Volvo Cars has taken a minority stake in online car retailer Carwow with the aim of improving its own digital sales and boosting its appeal on social media, as the Swedish brand aims to sell half of its cars online by 2025.
London-based Carwow is the largest web platform for new car sales in the UK, Germany and Spain, and has a large following on YouTube with close to 7mn subscribers.
“This is a way for us to learn and accelerate our online transition,” Magnus Fredin, head of Volvo’s online business, told the Financial Times.
The investment from Volvo’s tech fund is in the tens of millions of pounds, according to a person with knowledge of the transaction. The fund, which has previously invested in battery group StoreDot, typically takes small stakes of up to 10 per cent in a business.
Volvo sells roughly one in ten of its new models purely online, which the brand wants to raise to half of all cars by 2025.
As well as learning about customer behaviour online, Volvo also wants to emulate Carwow’s success with video, through which it attracts 70mn views monthly to the YouTube channel that features a mix of in-depth car reviews and drag races.
The business was launched in 2009 as an aggregator of reviews, but morphed into offering an online sales platform, a marketplace, and producing its own highly successful videos.

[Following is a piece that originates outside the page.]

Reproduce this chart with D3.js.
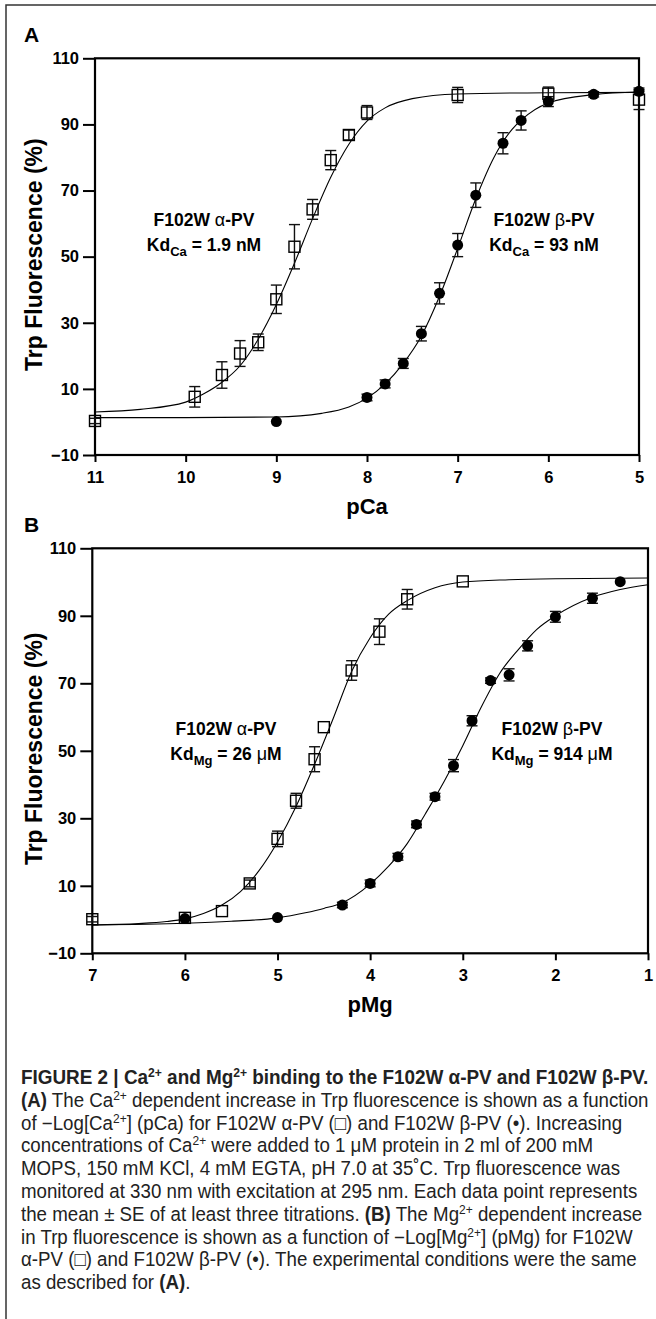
<!DOCTYPE html>
<html>
<head>
<meta charset="utf-8">
<script src="https://cdn.jsdelivr.net/npm/d3@7"></script>
<style>
  body { margin: 0; background: #fff; }
  svg { display: block; }
  text { font-family: "Liberation Sans", Arial, sans-serif; }
</style>
</head>
<body>
<div id="chart"></div>
<script>
// ---- data ----
const pCaTicks = [11, 10, 9, 8, 7, 6, 5];
const pMgTicks = [7, 6, 5, 4, 3, 2, 1];
const yTicks = [-10, 10, 30, 50, 70, 90, 110];

// panel A, alpha-PV (open squares)
const caAlphaX = [11, 9.9, 9.6, 9.4, 9.2, 9.0, 8.8, 8.6, 8.4, 8.2, 8.0, 7.0, 6.0, 5.0];
const caAlphaY = [0.3, 7.6, 14.2, 20.7, 24.1, 37.1, 53.0, 64.3, 79.2, 86.8, 93.6, 98.9, 99.3, 97.5];
const caAlphaErr = [0.8, 3.1, 4.0, 3.9, 2.5, 4.3, 6.7, 3.0, 2.9, 1.5, 2.1, 2.3, 2.0, 3.0];
// panel A, beta-PV (filled circles)
const caBetaX = [9.0, 8.0, 7.8, 7.6, 7.4, 7.2, 7.0, 6.8, 6.5, 6.3, 6.0, 5.5, 5.0];
const caBetaY = [0.1, 7.4, 11.5, 17.7, 26.7, 38.9, 53.5, 68.6, 84.3, 91.2, 96.9, 99.1, 100.0];
const caBetaErr = [0.5, 1.0, 1.2, 1.5, 2.2, 3.2, 3.5, 3.7, 3.2, 2.9, 1.5, 0.8, 1.0];
// fitted curves, panel A
const caAlphaFitX = [11, 10.5, 10, 9.8, 9.6, 9.4, 9.2, 9.0, 8.8, 8.6, 8.4, 8.2, 8.0, 7.8, 7.5, 7.0, 6.0, 5.0];
const caAlphaFitY = [3.0, 3.8, 6.0, 8.5, 12.0, 17.0, 25.0, 35.5, 48.0, 61.5, 74.0, 84.0, 91.0, 95.0, 97.8, 99.2, 99.6, 99.7];
const caBetaFitX = [11, 10, 9.0, 8.5, 8.2, 8.0, 7.8, 7.6, 7.4, 7.2, 7.0, 6.8, 6.6, 6.4, 6.3, 6.0, 5.5, 5.0];
const caBetaFitY = [1.3, 1.3, 1.5, 2.6, 4.5, 7.2, 11.5, 17.7, 26.0, 38.0, 52.5, 67.5, 80.0, 88.5, 91.3, 96.5, 99.0, 99.8];

// panel B, alpha-PV
const mgAlphaX = [7.0, 6.0, 5.6, 5.3, 5.0, 4.8, 4.6, 4.5, 4.2, 3.9, 3.6, 3.0];
const mgAlphaY = [0.1, 0.5, 2.5, 10.7, 23.9, 35.2, 47.5, 57.0, 73.8, 85.3, 94.9, 100.2];
const mgAlphaErr = [0.8, 0.6, 0.5, 1.0, 2.3, 2.2, 3.7, 0.5, 2.9, 3.8, 2.9, 0.6];
// panel B, beta-PV
const mgBetaX = [6.0, 5.0, 4.3, 4.0, 3.7, 3.5, 3.3, 3.1, 2.9, 2.7, 2.5, 2.3, 2.0, 1.6, 1.3];
const mgBetaY = [0.3, 0.6, 4.3, 10.7, 18.6, 28.2, 36.4, 45.6, 58.9, 70.8, 72.5, 81.1, 89.7, 95.2, 100.1];
const mgBetaErr = [0.5, 0.6, 0.8, 1.0, 1.0, 1.0, 1.0, 1.8, 1.5, 0.8, 1.8, 1.5, 1.6, 1.5, 0.5];
// fitted curves, panel B
const mgAlphaFitX = [7.0, 6.5, 6.2, 6.0, 5.8, 5.6, 5.4, 5.2, 5.0, 4.8, 4.6, 4.4, 4.2, 4.0, 3.8, 3.6, 3.3, 3.0, 2.5, 2.0, 1.0];
const mgAlphaFitY = [-1.6, -1.2, -0.6, 0.2, 1.8, 4.3, 8.3, 14.5, 23.0, 33.5, 46.0, 59.5, 73.5, 83.5, 90.5, 94.5, 98.3, 100.0, 100.7, 101.0, 101.2];
const mgBetaFitX = [7.0, 6.0, 5.5, 5.0, 4.7, 4.5, 4.3, 4.0, 3.8, 3.6, 3.4, 3.2, 3.0, 2.8, 2.6, 2.4, 2.2, 2.0, 1.6, 1.3, 1.0];
const mgBetaFitY = [-1.6, -1.1, -0.5, 0.5, 2.0, 3.3, 5.0, 10.5, 15.8, 22.5, 31.5, 41.0, 51.5, 63.0, 73.0, 80.0, 86.0, 90.0, 95.5, 97.8, 99.2];

const W = 656, H = 1319;
const svg = d3.select('#chart').append('svg').attr('width', W).attr('height', H);

// outer frame
svg.append('rect').attr('x', 6).attr('y', 5).attr('width', 700).attr('height', 1400)
  .attr('fill', 'none').attr('stroke', '#333').attr('stroke-width', 1.5);

const zip = (xs, ys, es) => xs.map((x, i) => ({ x: x, y: ys[i], e: es ? es[i] : 0 }));

function panel(o) {
  const x = d3.scaleLinear().domain(o.xDomain).range([o.left, o.right]);
  const y = d3.scaleLinear().domain([-10, 110]).range([o.bottom, o.top]);
  const g = svg.append('g');

  const clipId = 'clip' + o.name;
  svg.append('clipPath').attr('id', clipId).append('rect')
    .attr('x', o.left).attr('y', o.top).attr('width', o.right - o.left).attr('height', o.bottom - o.top);

  // axes
  const ax = g.append('g').attr('transform', `translate(0,${o.bottom})`)
    .call(d3.axisBottom(x).tickValues(o.xTicks).tickFormat(d3.format('d')).tickSize(7).tickPadding(9));
  const ay = g.append('g').attr('transform', `translate(${o.left},0)`)
    .call(d3.axisLeft(y).tickValues(yTicks).tickSize(12).tickPadding(4));
  [ax, ay].forEach(a => {
    a.select('.domain').remove();
    a.selectAll('line').attr('stroke', '#000').attr('stroke-width', 2);
    a.selectAll('text').attr('font-size', 16.5).attr('font-weight', 'bold').attr('fill', '#000')
      .attr('font-family', '"Liberation Sans", Arial, sans-serif');
  });

  g.append('rect').attr('x', o.left).attr('y', o.top)
    .attr('width', o.right - o.left).attr('height', o.bottom - o.top)
    .attr('fill', 'none').attr('stroke', '#000').attr('stroke-width', 2.2);

  // fitted curves
  const line = d3.line().x(d => x(d.x)).y(d => y(d.y)).curve(d3.curveMonotoneX);
  o.fits.forEach(f => {
    g.append('path').attr('d', line(f)).attr('fill', 'none')
      .attr('stroke', '#000').attr('stroke-width', 1.1).attr('clip-path', `url(#${clipId})`);
  });

  // error bars
  const drawErr = (data) => {
    const eb = g.append('g').attr('stroke', '#111').attr('stroke-width', 1.4);
    data.filter(d => d.e > 0.6).forEach(d => {
      const cx = x(d.x), y0 = y(d.y - d.e), y1 = y(d.y + d.e);
      eb.append('line').attr('x1', cx).attr('x2', cx).attr('y1', y0).attr('y2', y1);
      eb.append('line').attr('x1', cx - 5.5).attr('x2', cx + 5.5).attr('y1', y0).attr('y2', y0);
      eb.append('line').attr('x1', cx - 5.5).attr('x2', cx + 5.5).attr('y1', y1).attr('y2', y1);
    });
  };
  drawErr(o.squares);
  drawErr(o.circles);

  g.append('g').selectAll('rect').data(o.squares).join('rect')
    .attr('x', d => x(d.x) - 5.5).attr('y', d => y(d.y) - 5.5)
    .attr('width', 11).attr('height', 11)
    .attr('fill', 'none').attr('stroke', '#000').attr('stroke-width', 1.4);
  g.append('g').selectAll('circle').data(o.circles).join('circle')
    .attr('cx', d => x(d.x)).attr('cy', d => y(d.y)).attr('r', 5.5).attr('fill', '#000');

  // axis titles
  g.append('text').attr('x', (o.left + o.right) / 2).attr('y', o.bottom + 59)
    .attr('text-anchor', 'middle').attr('font-size', 22).attr('font-weight', 'bold').text(o.xTitle);
  g.append('text').attr('transform', `translate(42,${(o.top + o.bottom) / 2 - 2}) rotate(-90)`)
    .attr('text-anchor', 'middle').attr('font-size', 23).attr('font-weight', 'bold').text('Trp Fluorescence (%)');

  // panel letter
  g.append('text').attr('x', 24).attr('y', o.top - 16).attr('font-size', 21).attr('font-weight', 'bold').text(o.name);

  // annotations
  o.labels.forEach(l => {
    const t1 = g.append('text').attr('x', l.cx).attr('y', l.y).attr('text-anchor', 'middle')
      .attr('font-size', 17.5).attr('font-weight', 'bold');
    t1.append('tspan').text('F102W ');
    t1.append('tspan').attr('font-weight', 'normal').attr('font-size', 18).text(l.greek);
    t1.append('tspan').text('-PV');
    const t2 = g.append('text').attr('x', l.cx).attr('y', l.y + 25).attr('text-anchor', 'middle')
      .attr('font-size', 17.5).attr('font-weight', 'bold');
    t2.append('tspan').text('Kd');
    t2.append('tspan').attr('font-size', 13).attr('dy', 5).text(l.sub);
    t2.append('tspan').attr('dy', -5).text(' = ' + l.num + ' ');
    if (l.unit[0] === 'μ') {
      t2.append('tspan').attr('font-weight', 'normal').attr('font-size', 18).text('μ');
      t2.append('tspan').text(l.unit.slice(1));
    } else {
      t2.append('tspan').text(l.unit);
    }
  });
}

panel({
  name: 'A', xDomain: [11, 5], xTicks: pCaTicks, xTitle: 'pCa',
  left: 95, right: 639, top: 58.3, bottom: 455,
  squares: zip(caAlphaX, caAlphaY, caAlphaErr),
  circles: zip(caBetaX, caBetaY, caBetaErr),
  fits: [zip(caAlphaFitX, caAlphaFitY), zip(caBetaFitX, caBetaFitY)],
  labels: [
    { cx: 204, y: 226, greek: 'α', sub: 'Ca', num: '1.9', unit: 'nM' },
    { cx: 544, y: 226, greek: 'β', sub: 'Ca', num: '93', unit: 'nM' }
  ]
});

panel({
  name: 'B', xDomain: [7, 1], xTicks: pMgTicks, xTitle: 'pMg',
  left: 92.3, right: 648, top: 548.3, bottom: 953.3,
  squares: zip(mgAlphaX, mgAlphaY, mgAlphaErr),
  circles: zip(mgBetaX, mgBetaY, mgBetaErr),
  fits: [zip(mgAlphaFitX, mgAlphaFitY), zip(mgBetaFitX, mgBetaFitY)],
  labels: [
    { cx: 226, y: 735, greek: 'α', sub: 'Mg', num: '26', unit: 'μM' },
    { cx: 552, y: 735, greek: 'β', sub: 'Mg', num: '914', unit: 'μM' }
  ]
});

// ---- caption ----
const S = (t) => ({ t: t, sup: true });
const B = (t) => ({ t: t, b: true });
const captionLines = [
  [B('FIGURE 2 | Ca'), { t: '2+', sup: true, b: true }, B(' and Mg'), { t: '2+', sup: true, b: true }, B(' binding to the F102W α-PV and F102W β-PV.')],
  [B('(A)'), ' The Ca', S('2+'), ' dependent increase in Trp fluorescence is shown as a function'],
  ['of −Log[Ca', S('2+'), '] (pCa) for F102W α-PV (□) and F102W β-PV (•). Increasing'],
  ['concentrations of Ca', S('2+'), ' were added to 1 μM protein in 2 ml of 200 mM'],
  ['MOPS, 150 mM KCl, 4 mM EGTA, pH 7.0 at 35˚C. Trp fluorescence was'],
  ['monitored at 330 nm with excitation at 295 nm. Each data point represents'],
  ['the mean ± SE of at least three titrations. ', B('(B)'), ' The Mg', S('2+'), ' dependent increase'],
  ['in Trp fluorescence is shown as a function of −Log[Mg', S('2+'), '] (pMg) for F102W'],
  ['α-PV (□) and F102W β-PV (•). The experimental conditions were the same'],
  ['as described for ', B('(A)'), '.']
];

const cap = svg.append('g').attr('fill', '#222');
const capTexts = captionLines.map((segs, i) => {
  const t = cap.append('text').attr('x', 0).attr('y', 0)
    .attr('transform', `translate(21,${1084 + i * 22.8})`)
    .attr('font-size', 19.5);
  let raised = false;
  segs.forEach(s => {
    const seg = typeof s === 'string' ? { t: s } : s;
    const ts = t.append('tspan').text(seg.t);
    if (seg.b) ts.attr('font-weight', 'bold');
    if (seg.sup) { ts.attr('dy', -7).attr('font-size', 12.5); raised = true; }
    else if (raised) { ts.attr('dy', 7); raised = false; }
  });
  return t;
});
// condense the caption horizontally so the full lines fit the column like the original
const titleScale = 628 / capTexts[0].node().getComputedTextLength();
const full = [[1, 628], [5, 626], [6, 630], [7, 626]];
const bodyScale = d3.min(full, ([i, w]) => w / capTexts[i].node().getComputedTextLength());
capTexts.forEach((t, i) => {
  const s = i === 0 ? titleScale : bodyScale;
  t.attr('transform', `translate(21,${1084 + i * 22.8}) scale(${s},1)`);
});
</script>
</body>
</html>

Although Volvo’s most-watched video, about female crash test dummies, has 24mn views, the brand’s YouTube channel has only 185,000 subscribers, compared to 6.95mn at Carwow, according to numbers from YouTube.
“It is important to stick out in the world today,” said Fredin. “We need to adapt the content of what the customers are looking for.”
As well as appealing to new customers, Volvo also wants its videos to offer information, particularly to motorists looking to buy an electric car.
The company is also hoping to understand how consumers shop online for cars, and how much of the process they are willing to do digitally compared with at a traditional showroom.
Roughly a third of motorists begin searching on independent websites like Carwow rather than on specific car brand pages, Fredin added.
“Customers are intrigued by having various parts of the process online, but when doing a test drive they want to do one at a retail location. This is not about sidestepping the retailers, it’s for us co-operating with a platform with customer needs that we can learn from.”
The pandemic, which led to car showrooms being forced to close for periods and spurred some retailers to launch “click and collect” services, accelerated the shift towards online transactions.
“If you look before the pandemic, 95 per cent of [buying] journeys started online,” said Fredin. “What changed is that during the pandemic customers became more willing to transact online.”